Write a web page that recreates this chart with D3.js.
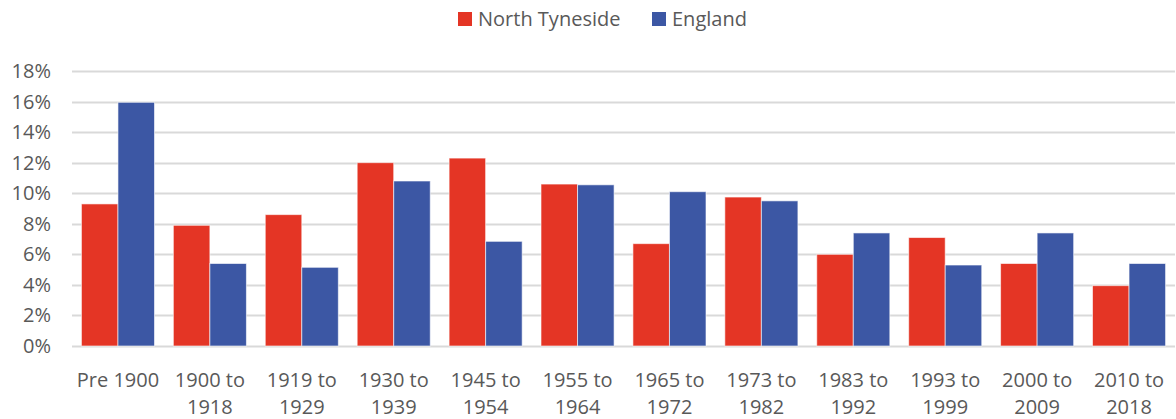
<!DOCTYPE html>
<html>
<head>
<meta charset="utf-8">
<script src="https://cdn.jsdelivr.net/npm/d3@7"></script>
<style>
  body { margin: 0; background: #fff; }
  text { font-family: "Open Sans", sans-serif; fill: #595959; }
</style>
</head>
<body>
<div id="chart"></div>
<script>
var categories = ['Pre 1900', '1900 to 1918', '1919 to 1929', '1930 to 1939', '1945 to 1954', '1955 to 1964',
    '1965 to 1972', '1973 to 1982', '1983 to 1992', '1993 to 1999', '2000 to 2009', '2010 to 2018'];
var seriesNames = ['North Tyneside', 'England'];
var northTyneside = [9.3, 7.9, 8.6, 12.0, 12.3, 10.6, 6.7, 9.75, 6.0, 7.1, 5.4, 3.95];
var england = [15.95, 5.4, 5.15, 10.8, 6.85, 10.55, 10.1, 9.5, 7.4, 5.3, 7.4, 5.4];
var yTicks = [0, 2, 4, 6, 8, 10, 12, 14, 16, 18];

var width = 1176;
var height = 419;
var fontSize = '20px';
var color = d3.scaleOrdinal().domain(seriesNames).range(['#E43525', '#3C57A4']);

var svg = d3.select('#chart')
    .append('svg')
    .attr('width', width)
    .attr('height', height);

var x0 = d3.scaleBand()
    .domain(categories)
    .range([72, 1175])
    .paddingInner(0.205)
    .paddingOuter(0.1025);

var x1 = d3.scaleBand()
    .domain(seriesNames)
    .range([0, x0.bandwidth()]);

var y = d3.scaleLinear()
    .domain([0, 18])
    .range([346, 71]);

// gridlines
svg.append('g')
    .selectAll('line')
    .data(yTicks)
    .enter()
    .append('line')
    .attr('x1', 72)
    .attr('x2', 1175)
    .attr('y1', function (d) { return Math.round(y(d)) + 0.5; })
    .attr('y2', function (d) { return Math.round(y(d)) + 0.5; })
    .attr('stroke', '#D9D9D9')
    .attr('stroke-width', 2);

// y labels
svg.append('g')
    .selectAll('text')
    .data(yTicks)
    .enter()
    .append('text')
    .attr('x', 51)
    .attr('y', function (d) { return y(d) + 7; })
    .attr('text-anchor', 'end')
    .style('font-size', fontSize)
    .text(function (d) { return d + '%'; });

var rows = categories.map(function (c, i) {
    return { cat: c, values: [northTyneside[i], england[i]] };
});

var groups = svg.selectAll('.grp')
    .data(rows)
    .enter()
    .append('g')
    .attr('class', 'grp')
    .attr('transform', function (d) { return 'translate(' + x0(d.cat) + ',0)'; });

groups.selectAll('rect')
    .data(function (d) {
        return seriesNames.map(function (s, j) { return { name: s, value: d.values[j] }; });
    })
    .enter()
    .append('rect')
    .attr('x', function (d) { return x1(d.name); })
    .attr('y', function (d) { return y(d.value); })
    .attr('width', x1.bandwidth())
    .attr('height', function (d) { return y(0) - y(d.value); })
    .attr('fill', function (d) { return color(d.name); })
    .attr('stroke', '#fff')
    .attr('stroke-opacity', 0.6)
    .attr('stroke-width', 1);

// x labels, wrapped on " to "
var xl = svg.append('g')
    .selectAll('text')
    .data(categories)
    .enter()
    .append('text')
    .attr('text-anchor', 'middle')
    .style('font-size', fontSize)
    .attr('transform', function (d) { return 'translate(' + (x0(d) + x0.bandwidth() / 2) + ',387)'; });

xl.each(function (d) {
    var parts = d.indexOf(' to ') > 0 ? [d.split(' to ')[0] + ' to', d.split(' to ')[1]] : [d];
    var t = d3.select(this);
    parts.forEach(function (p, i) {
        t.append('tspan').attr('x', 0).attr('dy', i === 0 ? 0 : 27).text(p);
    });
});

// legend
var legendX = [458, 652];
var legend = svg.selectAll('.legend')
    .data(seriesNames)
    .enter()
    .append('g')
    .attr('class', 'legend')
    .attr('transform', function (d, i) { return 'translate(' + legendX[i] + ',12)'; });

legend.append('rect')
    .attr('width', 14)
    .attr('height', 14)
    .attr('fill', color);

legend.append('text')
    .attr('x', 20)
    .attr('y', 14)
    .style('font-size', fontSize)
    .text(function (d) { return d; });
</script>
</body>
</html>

...

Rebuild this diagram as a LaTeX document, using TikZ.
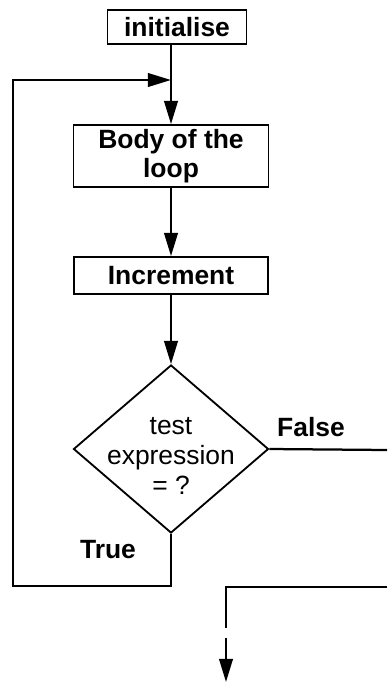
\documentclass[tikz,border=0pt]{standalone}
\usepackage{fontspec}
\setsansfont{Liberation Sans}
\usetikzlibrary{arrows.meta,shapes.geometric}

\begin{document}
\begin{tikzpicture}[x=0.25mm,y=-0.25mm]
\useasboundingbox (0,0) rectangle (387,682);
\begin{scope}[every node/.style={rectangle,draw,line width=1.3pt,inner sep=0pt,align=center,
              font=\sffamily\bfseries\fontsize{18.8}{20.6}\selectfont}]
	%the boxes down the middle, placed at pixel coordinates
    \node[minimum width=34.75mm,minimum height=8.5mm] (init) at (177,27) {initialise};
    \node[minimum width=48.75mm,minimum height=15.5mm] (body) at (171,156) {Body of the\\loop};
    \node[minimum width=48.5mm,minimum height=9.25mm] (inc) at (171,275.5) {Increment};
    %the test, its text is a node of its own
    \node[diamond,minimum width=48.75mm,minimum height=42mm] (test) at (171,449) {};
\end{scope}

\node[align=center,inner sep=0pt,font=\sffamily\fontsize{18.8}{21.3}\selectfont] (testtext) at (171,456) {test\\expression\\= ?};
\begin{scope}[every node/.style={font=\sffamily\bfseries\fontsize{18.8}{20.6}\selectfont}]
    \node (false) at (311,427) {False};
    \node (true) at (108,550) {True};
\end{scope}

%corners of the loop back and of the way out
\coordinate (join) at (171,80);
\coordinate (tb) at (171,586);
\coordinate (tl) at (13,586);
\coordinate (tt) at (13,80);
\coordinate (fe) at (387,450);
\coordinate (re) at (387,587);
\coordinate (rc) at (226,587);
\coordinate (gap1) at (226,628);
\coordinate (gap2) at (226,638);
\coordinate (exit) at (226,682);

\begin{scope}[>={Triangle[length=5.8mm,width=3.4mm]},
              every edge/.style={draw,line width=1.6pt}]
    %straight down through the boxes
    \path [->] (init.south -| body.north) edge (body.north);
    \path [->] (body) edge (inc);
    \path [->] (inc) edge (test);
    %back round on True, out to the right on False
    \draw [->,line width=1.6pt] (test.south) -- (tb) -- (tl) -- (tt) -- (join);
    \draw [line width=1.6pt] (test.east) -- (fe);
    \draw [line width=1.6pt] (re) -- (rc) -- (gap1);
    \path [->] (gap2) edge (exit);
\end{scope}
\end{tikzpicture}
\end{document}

# What is needed:
Using the data above, copy exactly the lines from the one containing "Write a web" to the one containing "14, 16, 18];", inclusive. Exclude the pictures.

# Final result:
Write a web page that recreates this chart with D3.js.
<!DOCTYPE html>
<html>
<head>
<meta charset="utf-8">
<script src="https://cdn.jsdelivr.net/npm/d3@7"></script>
<style>
  body { margin: 0; background: #fff; }
  text { font-family: "Open Sans", sans-serif; fill: #595959; }
</style>
</head>
<body>
<div id="chart"></div>
<script>
var categories = ['Pre 1900', '1900 to 1918', '1919 to 1929', '1930 to 1939', '1945 to 1954', '1955 to 1964',
    '1965 to 1972', '1973 to 1982', '1983 to 1992', '1993 to 1999', '2000 to 2009', '2010 to 2018'];
var seriesNames = ['North Tyneside', 'England'];
var northTyneside = [9.3, 7.9, 8.6, 12.0, 12.3, 10.6, 6.7, 9.75, 6.0, 7.1, 5.4, 3.95];
var england = [15.95, 5.4, 5.15, 10.8, 6.85, 10.55, 10.1, 9.5, 7.4, 5.3, 7.4, 5.4];
var yTicks = [0, 2, 4, 6, 8, 10, 12, 14, 16, 18];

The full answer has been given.